Equipment Maintenance
The proper maintenance of key components in the injection moulding machine is crucial for the smooth operation of the screw injection moulding process.
- Screw: The screw is a critical component that both conveys and plasticizes the plastic material. Over time, the screw can wear out due to the constant friction with the plastic pellets and the high - pressure injection process. Regular inspection of the screw's surface for signs of wear, such as grooves or scratches, is essential. If the wear is significant, the screw may need to be replaced. Additionally, lubricating the screw's bearings and ensuring proper alignment can extend its lifespan. For example, depending on the production volume, a screw may need to be inspected every 1000 - 2000 production cycles.
- Barrel: The barrel, where the plastic is melted, also requires maintenance. The heating elements on the barrel can malfunction over time, leading to uneven heating. This can cause issues like incomplete plasticization or overheating of the plastic. Regularly checking the temperature sensors and heating elements, and replacing any faulty components, is necessary. Cleaning the barrel periodically to remove any accumulated plastic residue can also improve the heating efficiency and prevent contamination of the plastic material. For instance, the barrel should be cleaned at least once a month in a high - volume production setting.
Process Optimization
Optimizing the screw injection moulding process can lead to higher - quality products, reduced production costs, and increased efficiency.
- Parameter Adjustment: Adjusting process parameters such as injection speed, pressure, and temperature can have a significant impact on the quality of the final product. For example, if the product has a thin - walled section that is difficult to fill, increasing the injection speed for a short period during the injection stage can help ensure complete filling. However, this needs to be balanced with the risk of air entrapment. Similarly, fine - tuning the barrel temperature based on the plastic's melting characteristics can improve plasticization and product quality. A 5 - 10°C adjustment in barrel temperature can sometimes make a noticeable difference in the quality of the plastic melt.

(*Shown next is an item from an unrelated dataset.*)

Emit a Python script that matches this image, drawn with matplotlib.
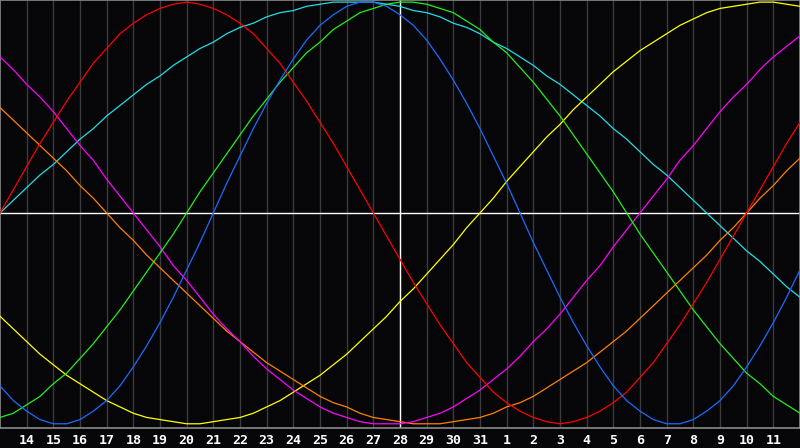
import matplotlib
matplotlib.use("Agg")
import matplotlib.pyplot as plt

# days shown: 13 Dec .. 12 Jan, today = 28
days = list(range(13, 44))
day_labels = [str(d) if d <= 31 else str(d - 31) for d in days]
today = 28

# readings every half day from day 13 to day 43, in percent
half_days = [13 + i / 2 for i in range(61)]

physical = [-82,-89,-94,-98,-100,-100,-98,-94,-89,-82,-73,-63,-52,-40,-27,-14,0,14,27,40,52,63,73,82,89,94,98,100,100,98,94,89,82,73,63,52,40,27,14,0,-14,-27,-40,-52,-63,-73,-82,-89,-94,-98,-100,-100,-98,-94,-89,-82,-73,-63,-52,-40,-27]
emotional = [0,11,22,33,43,53,62,71,78,85,90,94,97,99,100,99,97,94,90,85,78,71,62,53,43,33,22,11,0,-11,-22,-33,-43,-53,-62,-71,-78,-85,-90,-94,-97,-99,-100,-99,-97,-94,-90,-85,-78,-71,-62,-53,-43,-33,-22,-11,0,11,22,33,43]
intellectual = [-97,-95,-91,-87,-81,-76,-69,-62,-54,-46,-37,-28,-19,-10,0,10,19,28,37,46,54,62,69,76,81,87,91,95,97,99,100,100,99,97,95,91,87,81,76,69,62,54,46,37,28,19,10,0,-10,-19,-28,-37,-46,-54,-62,-69,-76,-81,-87,-91,-95]
intuitive = [74, 68, 61, 55, 48, 40, 32, 25, 16, 8, 0, -8, -16, -25, -32, -40, -48, -55, -61, -68, -74, -79, -84, -88, -92, -95, -97, -99, -100, -100, -100, -99, -97, -95, -92, -88, -84, -79, -74, -68, -61, -55, -48, -40, -32, -25, -16, -8, 0, 8, 16, 25, 32, 40, 48, 55, 61, 68, 74, 79, 84]
aesthetic = [-49, -55, -61, -67, -72, -77, -81, -85, -89, -92, -95, -97, -98, -99, -100, -100, -99, -98, -97, -95, -92, -89, -85, -81, -77, -72, -67, -61, -55, -49, -42, -36, -29, -22, -15, -7, 0, 7, 15, 22, 29, 36, 42, 49, 55, 61, 67, 72, 77, 81, 85, 89, 92, 95, 97, 98, 99, 100, 100, 99, 98]
awareness = [50, 44, 38, 32, 26, 20, 13, 7, 0, -7, -13, -20, -26, -32, -38, -44, -50, -56, -61, -66, -71, -75, -79, -83, -87, -90, -92, -95, -97, -98, -99, -100, -100, -100, -99, -98, -97, -95, -92, -90, -87, -83, -79, -75, -71, -66, -61, -56, -50, -44, -38, -32, -26, -20, -13, -7, 0, 7, 13, 20, 26]
spiritual = [0, 6, 12, 18, 23, 29, 35, 40, 46, 51, 56, 61, 65, 70, 74, 78, 81, 85, 88, 90, 93, 95, 96, 98, 99, 100, 100, 100, 100, 99, 98, 96, 95, 93, 90, 88, 85, 81, 78, 74, 70, 65, 61, 56, 51, 46, 40, 35, 29, 23, 18, 12, 6, 0, -6, -12, -18, -23, -29, -35, -40]

fig = plt.figure(figsize=(8, 4.48), dpi=100, facecolor="#060608")
ax = fig.add_axes([0, 20 / 448, 1, 428 / 448])
ax.set_facecolor("#060608")

# day grid
for d in days[1:-1]:
    ax.axvline(d, color="#3c3c3c", linewidth=1, zorder=1)

ax.axhline(0, color="white", linewidth=1.0, zorder=2)
ax.axvline(today, color="white", linewidth=1.0, zorder=2)

series = [
    (spiritual, "#22dde8"),
    (aesthetic, "#ffff00"),
    (awareness, "#ff8000"),
    (intuitive, "#ff00ff"),
    (intellectual, "#22ee22"),
    (emotional, "#ff0000"),
    (physical, "#1a6cff"),
]
for vals, col in series:
    ax.plot(half_days, vals, color=col, linewidth=0.9, zorder=3)

ax.set_xlim(days[0], days[-1])
ax.set_ylim(-102, 101)
ax.set_yticks([])
ax.set_xticks(days[1:-1])
ax.set_xticklabels(day_labels[1:-1])
ax.tick_params(axis="x", length=0, pad=4, colors="white", labelsize=9.5)
for lab in ax.get_xticklabels():
    lab.set_fontfamily("DejaVu Sans Mono")
    lab.set_fontweight("bold")

for side in ["left", "bottom", "top", "right"]:
    ax.spines[side].set_color("#8a8a8a")
    ax.spines[side].set_linewidth(1.2)

fig.savefig("out.png", dpi=100, facecolor=fig.get_facecolor())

- Mould Design Improvement: The design of the mould plays a vital role in the injection moulding process. A well - designed mould can reduce the occurrence of quality defects and improve production efficiency. For example, adding proper vents to the mould can help eliminate air entrapment, reducing the formation of bubbles in the product. Optimizing the gate size and location can also improve the flow of the molten plastic into the mould cavity, ensuring uniform filling and reducing the risk of flow marks. Additionally, using advanced mould - cooling techniques, such as conformal cooling channels, can significantly reduce the cooling time and improve the overall cycle time of the injection moulding process.
Yigu Technology's Perspective
As a non - standard plastic metal products custom supplier, Yigu Technology highly values the screw injection moulding process. This process is the cornerstone of our ability to meet the diverse and special requirements of our customers.

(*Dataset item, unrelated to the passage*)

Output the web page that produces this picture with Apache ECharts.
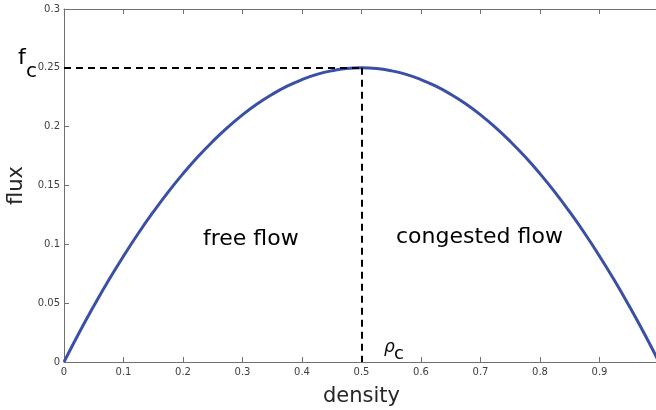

The versatility of the screw injection moulding process allows us to create a wide range of custom - designed plastic components. Whether it's developing a unique - shaped plastic housing for a new - generation electronic device or producing intricate plastic parts for a specialized mechanical equipment, the process enables us to transform raw plastic materials into high - quality products that precisely match our customers' blueprints.
Quality control is at the core of our production philosophy. We have a team of experienced technicians who closely monitor every stage of the screw injection moulding process, from plasticization to ejection. By strictly controlling process parameters such as temperature, pressure, and injection speed, we ensure that each product leaving our factory meets the highest quality standards. For example, we use advanced sensors to continuously monitor the temperature of the plastic melt during injection, and if any deviation occurs, our technicians can quickly adjust the heating elements to maintain the optimal temperature range. This meticulous attention to detail has enabled us to build a reputation for reliability and quality in the industry.
FAQ
What factors mainly affect the quality of screw injection moulding products?

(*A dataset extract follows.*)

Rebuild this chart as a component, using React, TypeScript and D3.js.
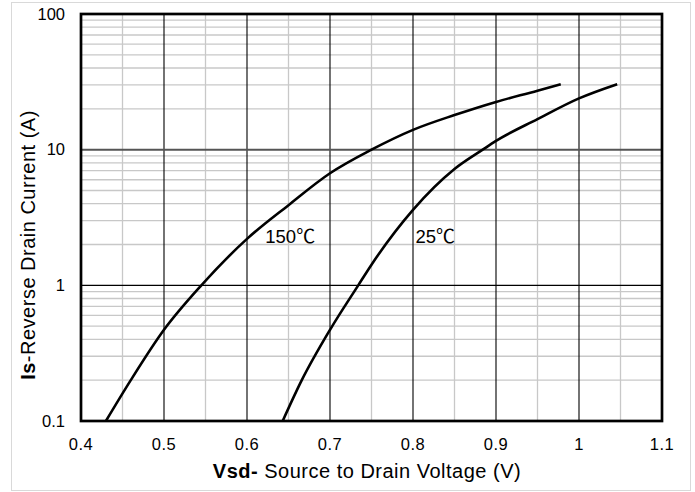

Several factors significantly impact the quality of screw injection moulding products. Temperature is crucial. The barrel temperature during plasticization determines whether the plastic melts uniformly. If it's too low, unmelted plastic particles can cause surface defects. For example, when processing ABS plastic, the barrel temperature should be around 200 - 250°C. Pressure, both injection and packing pressure, also matters. High injection pressure might lead to flash, while insufficient packing pressure can cause sink marks. Mould design plays a vital role too. A poorly designed gate can result in uneven flow of the molten plastic, leading to flow marks or incomplete filling of the mould cavity.
How to choose the right injection moulding machine for a specific production task?
When choosing an injection moulding machine, consider the product size. Larger products require a machine with a larger clamping force to keep the mould closed during injection. For instance, if making large plastic crates, a machine with a clamping force of 1000 - 2000 tons might be needed. Production volume is another factor. High - volume production calls for a machine with a fast cycle time and high reliability. For products like disposable plastic cutlery, a high - speed injection moulding machine would be ideal. The material being used also affects the choice. Different plastics have different melting points and viscosities. Heat - sensitive plastics may require a machine with precise temperature control.
Is it possible to use recycled plastics in screw injection moulding process?
Yes, it is possible to use recycled plastics in the screw injection moulding process, but there are some considerations. Recycled plastics often have changed material properties. Their molecular weight may be lower, which can affect the strength and toughness of the final product. For example, recycled polyethylene may have reduced tensile strength compared to virgin polyethylene. Also, recycled plastics may contain impurities such as dirt, metal fragments, or other contaminants. These need to be removed through proper pre - processing steps like sorting, washing, and filtering. If not, impurities can cause issues like blockages in the injection system or defects in the product.